# Ben XL1100 vs BEN Merata .25



## conntaxman (Jun 6, 2013)

i just bought a Ben xl1100, and shot about 5oo shots. not too bad on the group. Im thinking , is the merada .25 a more acrate gun.
I have about 5 days to return the .22cal. And im thinking of gettting the Ben, merarda .25. WHY i have some coytees, in the feilds next to my house and i want to start shooting them.,,,, Take a breake guys, DONT jump on me about a pellet gun. Im know all about guns,. S0 should i get the BEN merada .25.? im thinking YES.
Disavantages, you have to pump it up, But that is for about 25 shots.
what do you think
No bull **** -please
John'
Im 65 and live in the country. and hunted many many years


----------



## NCAG1 (May 5, 2013)

I assume you mean Benjamin Marauder?
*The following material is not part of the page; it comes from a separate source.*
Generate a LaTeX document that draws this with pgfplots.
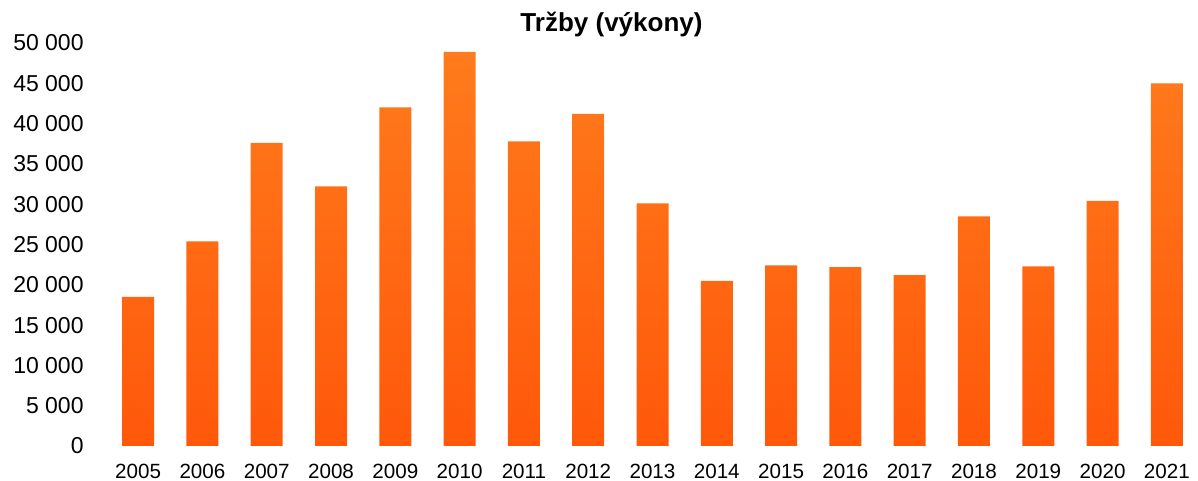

If so..............the M-Rod will blow hole inside of hole if you do your part which is not hard with this gun due to the Green Mountain aftermarket barrel Crosman uses! When you shoot one you will understand for sure!


----------



## conntaxman (Jun 6, 2013)

I sent back my Ben XL1100 .22cal. And put my order in for a M.rod. .25cal. Now im thinking if i should go througn with this order,why, well now I have to buy a scope for it, and also a hand pump, or get a tank and have it refilled at my welding shop. Or a better idea might be just to buy a Silencer for one of my .22 LR. sim. rifle. I dislike the .25 break barrel because it is about 100ft slower,and also the barrel is not chocked, and the barrel is seperate from the scope mount.[because of the break] that seems to almost be impossible to be or stay accurate for a long time. But 20 shots is quite alot when hunting.Some days i never shoot 1 shot.


----------